• [SOURCE DATA]
============

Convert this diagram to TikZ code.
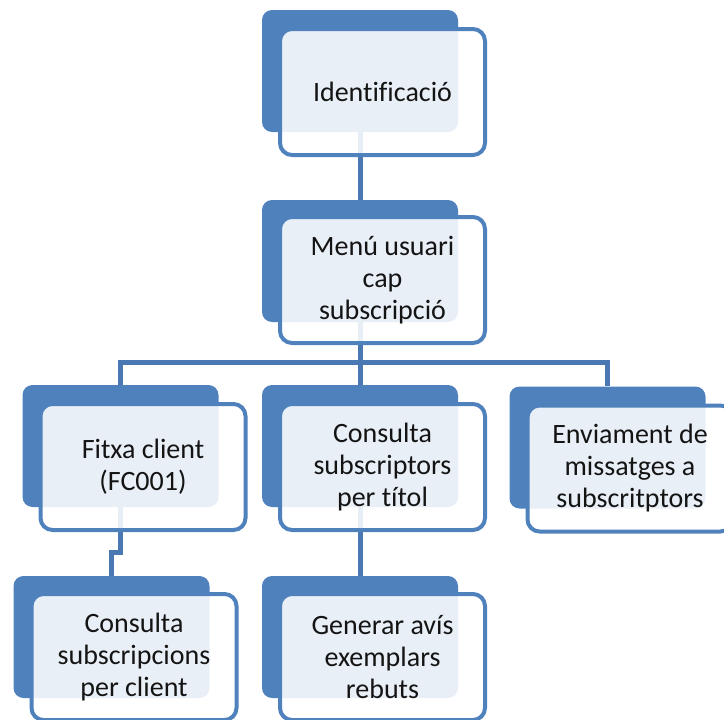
\documentclass[tikz,border=0pt]{standalone}
\usepackage{fontspec}
\setmainfont{Carlito}[Ligatures=NoCommon]
\usepackage{xcolor}
\usepackage{tikz}

\definecolor{boxblue}{HTML}{4F81BD}
\definecolor{linkblue}{HTML}{4A78B2}
\definecolor{txtgray}{HTML}{141414}

\begin{document}
\begin{tikzpicture}[
  x=1pt, y=-1pt,
  font=\fontsize{28}{32}\selectfont,
  back/.style={fill=boxblue, rounded corners=10pt, minimum width=196pt, minimum height=122pt, inner sep=0pt},
  front/.style={draw=boxblue, line width=4pt, fill=white, fill opacity=0.88, text opacity=1, text=txtgray,
                rounded corners=12pt, align=center, minimum width=205pt, minimum height=126pt, inner sep=0pt},
  link/.style={draw=linkblue, line width=5pt},
]
\clip (0,0) rectangle (724,720);
% back plates
\node[back] (ident) at (360,71) {};
\node[back] (menu) at (360,261) {};
\node[back] (fitxa) at (120.5,446) {};
\node[back] (consS) at (360,446) {};
\node[back] (envia) at (607.5,447.5) {};
\node[back] (consC) at (111.5,637) {};
\node[back] (gener) at (360,637) {};
% connectors
\coordinate (bus) at (360,362);
\draw[link] (ident.south) -- (menu.north);
\draw[link] (menu.south) -- (bus) -- (consS.north);
\draw[link] (fitxa.north) |- (bus) -| (envia.north);
\draw[link] (fitxa.south) -- ++(0,45) -| (consC.north);
\draw[link] (consS.south) -- (gener.north);
% text cards
\node[front] (identT) at ([shift={(22.5,21)}]ident.center) {Identificació};
\node[front] (menuT) at ([shift={(22.5,19)}]menu.center) {Menú usuari\\cap\\subscripció};
\node[front] (fitxaT) at ([shift={(22.5,21)}]fitxa.center) {Fitxa client\\(FC001)};
\node[front] (consST) at ([shift={(22.5,21)}]consS.center) {Consulta\\subscriptors\\per títol};
\node[front] (enviaT) at ([shift={(22.5,21)}]envia.center) {Enviament de\\missatges a\\subscritptors};
\node[front] (consCT) at ([shift={(22.5,20)}]consC.center) {Consulta\\subscripcions\\per client};
\node[front] (generT) at ([shift={(22.5,20)}]gener.center) {Generar avís\\exemplars\\rebuts};
\end{tikzpicture}
\end{document}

============

• [TASK] Each line of the data is to be duplicated exactly; pictures stay out of the copy.

• [REPLY]
Convert this diagram to TikZ code.
\documentclass[tikz,border=0pt]{standalone}
\usepackage{fontspec}
\setmainfont{Carlito}[Ligatures=NoCommon]
\usepackage{xcolor}
\usepackage{tikz}

\definecolor{boxblue}{HTML}{4F81BD}
\definecolor{linkblue}{HTML}{4A78B2}
\definecolor{txtgray}{HTML}{141414}

\begin{document}
\begin{tikzpicture}[
  x=1pt, y=-1pt,
  font=\fontsize{28}{32}\selectfont,
  back/.style={fill=boxblue, rounded corners=10pt, minimum width=196pt, minimum height=122pt, inner sep=0pt},
  front/.style={draw=boxblue, line width=4pt, fill=white, fill opacity=0.88, text opacity=1, text=txtgray,
                rounded corners=12pt, align=center, minimum width=205pt, minimum height=126pt, inner sep=0pt},
  link/.style={draw=linkblue, line width=5pt},
]
\clip (0,0) rectangle (724,720);
% back plates
\node[back] (ident) at (360,71) {};
\node[back] (menu) at (360,261) {};
\node[back] (fitxa) at (120.5,446) {};
\node[back] (consS) at (360,446) {};
\node[back] (envia) at (607.5,447.5) {};
\node[back] (consC) at (111.5,637) {};
\node[back] (gener) at (360,637) {};
% connectors
\coordinate (bus) at (360,362);
\draw[link] (ident.south) -- (menu.north);
\draw[link] (menu.south) -- (bus) -- (consS.north);
\draw[link] (fitxa.north) |- (bus) -| (envia.north);
\draw[link] (fitxa.south) -- ++(0,45) -| (consC.north);
\draw[link] (consS.south) -- (gener.north);
% text cards
\node[front] (identT) at ([shift={(22.5,21)}]ident.center) {Identificació};
\node[front] (menuT) at ([shift={(22.5,19)}]menu.center) {Menú usuari\\cap\\subscripció};
\node[front] (fitxaT) at ([shift={(22.5,21)}]fitxa.center) {Fitxa client\\(FC001)};
\node[front] (consST) at ([shift={(22.5,21)}]consS.center) {Consulta\\subscriptors\\per títol};
\node[front] (enviaT) at ([shift={(22.5,21)}]envia.center) {Enviament de\\missatges a\\subscritptors};
\node[front] (consCT) at ([shift={(22.5,20)}]consC.center) {Consulta\\subscripcions\\per client};
\node[front] (generT) at ([shift={(22.5,20)}]gener.center) {Generar avís\\exemplars\\rebuts};
\end{tikzpicture}
\end{document}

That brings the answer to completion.